Consider the quotient of a cube
$I^3$ obtained by identifying each
square face with the opposite square face via the right-handed screw motion consisting of a
translation by one unit in the direction perpendicular to the face combined with a one-quarter
twist of the face about its center point. Show this quotient space X is a cell complex with
two 0-cells, four 1-cells, three 2-cells, and one 3-cell.
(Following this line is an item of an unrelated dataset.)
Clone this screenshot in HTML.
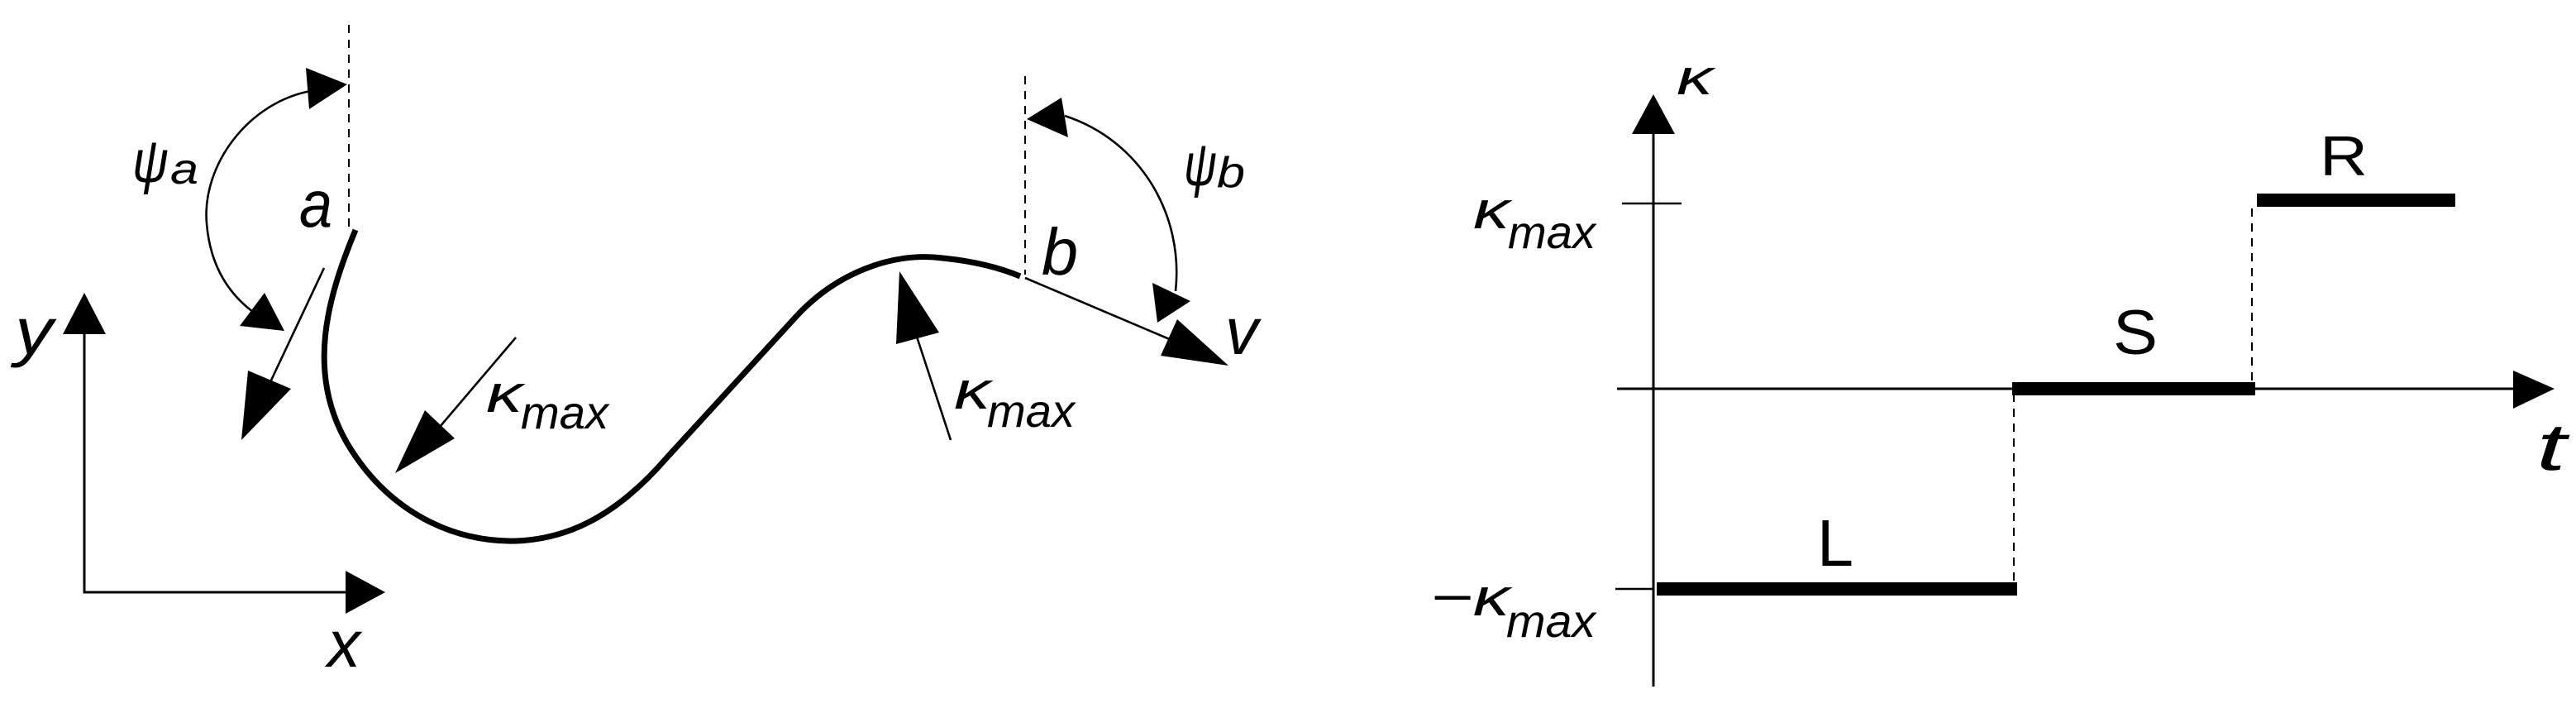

Using this structure, show that $\pi_1(X)$ is
the quaternion group of order eight.
I find that $\pi_1(X^1)$, the 1-skeleton, is $\mathbb{Z}*\mathbb{Z}*\mathbb{Z}$. The attaching 2-cells give three relations, and they simplify $\pi_1(X^1)/N$ into
$$\pi_1(X,A)=\{\alpha, \beta\mid \alpha \beta\bar \alpha \bar \beta=0, \ \beta \bar \alpha \beta \bar \alpha=0. \}$$
It is not the quaternion group since we can see that $\alpha^n$ cannot be simplified, thus the group is not finite. I think something is wrong about my
computation. Can someone kindly helps?
Best Answer
Let's first draw a picture of the cube with its identifications:
$\hskip1.75in$
Edges with the same label are identified according to their direction, vertices with the same symbol are identified, and opposite faces are also identified.
First, note that $\pi_1(X^1) = \mathbf{Z} * \mathbf{Z} * \mathbf{Z}$, with generators $ab^{-1}, ac^{-1}, ad^{-1}$, say. To calculate the fundamental group, then, we consider what relations attaching 2-cells gives to our generators: $$\pi_1(X) = \frac{\langle ab^{-1},ac^{-1},ad^{-1} \rangle}{\langle bc^{-1}ad^{-1},ba^{-1}dc^{-1},ac^{-1}db^{-1}\rangle}$$ where the relations come from attaching the top, front, and right faces, respectively. Now let $i = ab^{-1}$, $j = ac^{-1}$, $k = ad^{-1}$; we then have a presentation $$\pi_1(X) = \frac{\langle i,j,k \rangle}{\langle i^{-1}jk,i^{-1}k^{-1}j,jk^{-1}i\rangle}$$ which we can rewrite as $$\pi_1(X) = \langle i,j,k \mid i = jk,\ j=ki,\ ij = k\rangle$$ We claim this is a presentation for the quaternion group. Multiplying $i = jk$ by $i$ and $ij = k$ by $k$, we get $i^2 = k^2 = ijk$. The middle relation says $j = ki = kjk$, and multiplying this by $j$ we obtain $j^2 = jkjk = ijk$. Since this process is reversible, our presentation is equivalent to $$\pi_1(X) = \langle i,j,k \mid i^2 = k^2 = j^2 = ijk \rangle$$ which is the presentation for the quaternion group listed on the Group Properties Wiki, for example.